DIRECTIONS FOR THIS TASK: Output the material below unchanged, apart from leaving out the pictures.

=====

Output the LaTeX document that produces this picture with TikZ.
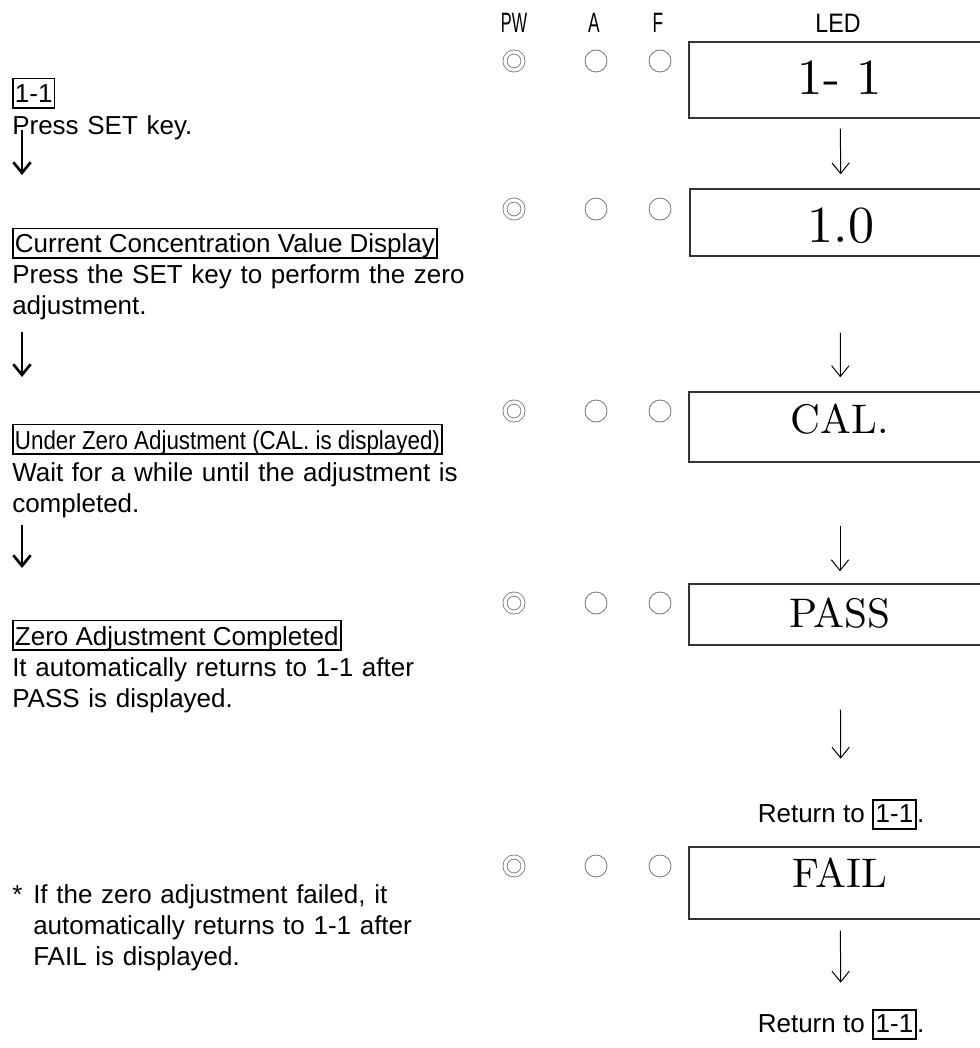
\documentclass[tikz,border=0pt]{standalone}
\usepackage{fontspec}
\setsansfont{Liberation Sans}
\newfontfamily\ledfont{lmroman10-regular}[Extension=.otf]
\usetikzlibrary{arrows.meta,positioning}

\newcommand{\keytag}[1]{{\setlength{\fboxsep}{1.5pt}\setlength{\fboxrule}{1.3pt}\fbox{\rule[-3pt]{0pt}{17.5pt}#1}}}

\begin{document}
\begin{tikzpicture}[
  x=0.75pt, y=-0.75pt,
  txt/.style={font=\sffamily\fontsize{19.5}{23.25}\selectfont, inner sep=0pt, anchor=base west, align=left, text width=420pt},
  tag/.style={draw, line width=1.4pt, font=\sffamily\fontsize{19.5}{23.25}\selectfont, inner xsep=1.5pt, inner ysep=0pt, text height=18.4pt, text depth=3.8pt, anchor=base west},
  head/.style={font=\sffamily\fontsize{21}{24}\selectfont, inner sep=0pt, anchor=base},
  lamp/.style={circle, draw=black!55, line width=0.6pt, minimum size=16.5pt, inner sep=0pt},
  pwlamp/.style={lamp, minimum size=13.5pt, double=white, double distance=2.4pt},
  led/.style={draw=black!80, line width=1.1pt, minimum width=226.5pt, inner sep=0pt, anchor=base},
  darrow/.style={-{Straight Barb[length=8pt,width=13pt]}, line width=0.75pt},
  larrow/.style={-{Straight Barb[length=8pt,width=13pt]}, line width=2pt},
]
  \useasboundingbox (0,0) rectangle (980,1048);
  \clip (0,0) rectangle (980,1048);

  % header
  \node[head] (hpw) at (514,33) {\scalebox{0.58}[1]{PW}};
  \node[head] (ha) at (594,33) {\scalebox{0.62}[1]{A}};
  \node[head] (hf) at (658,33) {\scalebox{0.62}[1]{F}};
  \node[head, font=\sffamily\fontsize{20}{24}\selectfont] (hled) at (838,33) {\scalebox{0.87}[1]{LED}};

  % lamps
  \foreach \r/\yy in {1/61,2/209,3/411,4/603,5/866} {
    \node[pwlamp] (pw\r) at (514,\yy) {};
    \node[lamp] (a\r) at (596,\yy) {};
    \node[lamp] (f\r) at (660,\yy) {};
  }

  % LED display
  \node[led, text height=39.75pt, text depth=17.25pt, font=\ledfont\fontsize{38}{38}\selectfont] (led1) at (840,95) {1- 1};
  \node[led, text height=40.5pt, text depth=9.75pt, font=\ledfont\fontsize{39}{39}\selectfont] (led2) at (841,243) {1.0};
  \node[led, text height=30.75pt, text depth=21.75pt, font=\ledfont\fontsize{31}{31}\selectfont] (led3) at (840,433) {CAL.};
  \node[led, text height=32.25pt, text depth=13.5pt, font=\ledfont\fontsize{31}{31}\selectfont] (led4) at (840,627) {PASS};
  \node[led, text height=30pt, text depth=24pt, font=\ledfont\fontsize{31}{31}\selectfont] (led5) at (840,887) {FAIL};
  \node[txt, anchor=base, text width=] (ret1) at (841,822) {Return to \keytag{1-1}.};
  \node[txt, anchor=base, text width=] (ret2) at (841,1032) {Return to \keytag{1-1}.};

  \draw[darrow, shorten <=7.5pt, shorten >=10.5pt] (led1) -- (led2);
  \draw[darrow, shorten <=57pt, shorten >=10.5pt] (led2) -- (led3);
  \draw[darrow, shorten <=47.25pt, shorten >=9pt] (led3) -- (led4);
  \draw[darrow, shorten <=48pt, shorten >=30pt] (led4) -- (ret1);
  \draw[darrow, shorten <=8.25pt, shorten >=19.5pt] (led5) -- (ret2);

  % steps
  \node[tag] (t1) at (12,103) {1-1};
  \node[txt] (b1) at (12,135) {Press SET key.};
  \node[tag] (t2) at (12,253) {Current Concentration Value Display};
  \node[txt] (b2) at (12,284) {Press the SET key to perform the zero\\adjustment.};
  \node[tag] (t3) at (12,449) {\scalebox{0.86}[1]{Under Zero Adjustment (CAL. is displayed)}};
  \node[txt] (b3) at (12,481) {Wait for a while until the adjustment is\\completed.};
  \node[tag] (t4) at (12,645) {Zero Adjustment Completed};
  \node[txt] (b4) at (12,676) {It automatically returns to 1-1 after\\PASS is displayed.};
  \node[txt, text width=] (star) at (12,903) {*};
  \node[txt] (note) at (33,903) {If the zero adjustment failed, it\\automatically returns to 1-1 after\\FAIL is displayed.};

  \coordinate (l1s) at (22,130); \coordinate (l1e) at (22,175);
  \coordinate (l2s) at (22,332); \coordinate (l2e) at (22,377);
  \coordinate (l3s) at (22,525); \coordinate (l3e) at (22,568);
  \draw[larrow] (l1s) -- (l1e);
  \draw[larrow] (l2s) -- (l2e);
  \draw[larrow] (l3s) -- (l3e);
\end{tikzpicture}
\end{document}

=====

TASK ANSWER:
Output the LaTeX document that produces this picture with TikZ.
\documentclass[tikz,border=0pt]{standalone}
\usepackage{fontspec}
\setsansfont{Liberation Sans}
\newfontfamily\ledfont{lmroman10-regular}[Extension=.otf]
\usetikzlibrary{arrows.meta,positioning}

\newcommand{\keytag}[1]{{\setlength{\fboxsep}{1.5pt}\setlength{\fboxrule}{1.3pt}\fbox{\rule[-3pt]{0pt}{17.5pt}#1}}}

\begin{document}
\begin{tikzpicture}[
  x=0.75pt, y=-0.75pt,
  txt/.style={font=\sffamily\fontsize{19.5}{23.25}\selectfont, inner sep=0pt, anchor=base west, align=left, text width=420pt},
  tag/.style={draw, line width=1.4pt, font=\sffamily\fontsize{19.5}{23.25}\selectfont, inner xsep=1.5pt, inner ysep=0pt, text height=18.4pt, text depth=3.8pt, anchor=base west},
  head/.style={font=\sffamily\fontsize{21}{24}\selectfont, inner sep=0pt, anchor=base},
  lamp/.style={circle, draw=black!55, line width=0.6pt, minimum size=16.5pt, inner sep=0pt},
  pwlamp/.style={lamp, minimum size=13.5pt, double=white, double distance=2.4pt},
  led/.style={draw=black!80, line width=1.1pt, minimum width=226.5pt, inner sep=0pt, anchor=base},
  darrow/.style={-{Straight Barb[length=8pt,width=13pt]}, line width=0.75pt},
  larrow/.style={-{Straight Barb[length=8pt,width=13pt]}, line width=2pt},
]
  \useasboundingbox (0,0) rectangle (980,1048);
  \clip (0,0) rectangle (980,1048);

  % header
  \node[head] (hpw) at (514,33) {\scalebox{0.58}[1]{PW}};
  \node[head] (ha) at (594,33) {\scalebox{0.62}[1]{A}};
  \node[head] (hf) at (658,33) {\scalebox{0.62}[1]{F}};
  \node[head, font=\sffamily\fontsize{20}{24}\selectfont] (hled) at (838,33) {\scalebox{0.87}[1]{LED}};

  % lamps
  \foreach \r/\yy in {1/61,2/209,3/411,4/603,5/866} {
    \node[pwlamp] (pw\r) at (514,\yy) {};
    \node[lamp] (a\r) at (596,\yy) {};
    \node[lamp] (f\r) at (660,\yy) {};
  }

  % LED display
  \node[led, text height=39.75pt, text depth=17.25pt, font=\ledfont\fontsize{38}{38}\selectfont] (led1) at (840,95) {1- 1};
  \node[led, text height=40.5pt, text depth=9.75pt, font=\ledfont\fontsize{39}{39}\selectfont] (led2) at (841,243) {1.0};
  \node[led, text height=30.75pt, text depth=21.75pt, font=\ledfont\fontsize{31}{31}\selectfont] (led3) at (840,433) {CAL.};
  \node[led, text height=32.25pt, text depth=13.5pt, font=\ledfont\fontsize{31}{31}\selectfont] (led4) at (840,627) {PASS};
  \node[led, text height=30pt, text depth=24pt, font=\ledfont\fontsize{31}{31}\selectfont] (led5) at (840,887) {FAIL};
  \node[txt, anchor=base, text width=] (ret1) at (841,822) {Return to \keytag{1-1}.};
  \node[txt, anchor=base, text width=] (ret2) at (841,1032) {Return to \keytag{1-1}.};

  \draw[darrow, shorten <=7.5pt, shorten >=10.5pt] (led1) -- (led2);
  \draw[darrow, shorten <=57pt, shorten >=10.5pt] (led2) -- (led3);
  \draw[darrow, shorten <=47.25pt, shorten >=9pt] (led3) -- (led4);
  \draw[darrow, shorten <=48pt, shorten >=30pt] (led4) -- (ret1);
  \draw[darrow, shorten <=8.25pt, shorten >=19.5pt] (led5) -- (ret2);

  % steps
  \node[tag] (t1) at (12,103) {1-1};
  \node[txt] (b1) at (12,135) {Press SET key.};
  \node[tag] (t2) at (12,253) {Current Concentration Value Display};
  \node[txt] (b2) at (12,284) {Press the SET key to perform the zero\\adjustment.};
  \node[tag] (t3) at (12,449) {\scalebox{0.86}[1]{Under Zero Adjustment (CAL. is displayed)}};
  \node[txt] (b3) at (12,481) {Wait for a while until the adjustment is\\completed.};
  \node[tag] (t4) at (12,645) {Zero Adjustment Completed};
  \node[txt] (b4) at (12,676) {It automatically returns to 1-1 after\\PASS is displayed.};
  \node[txt, text width=] (star) at (12,903) {*};
  \node[txt] (note) at (33,903) {If the zero adjustment failed, it\\automatically returns to 1-1 after\\FAIL is displayed.};

  \coordinate (l1s) at (22,130); \coordinate (l1e) at (22,175);
  \coordinate (l2s) at (22,332); \coordinate (l2e) at (22,377);
  \coordinate (l3s) at (22,525); \coordinate (l3e) at (22,568);
  \draw[larrow] (l1s) -- (l1e);
  \draw[larrow] (l2s) -- (l2e);
  \draw[larrow] (l3s) -- (l3e);
\end{tikzpicture}
\end{document}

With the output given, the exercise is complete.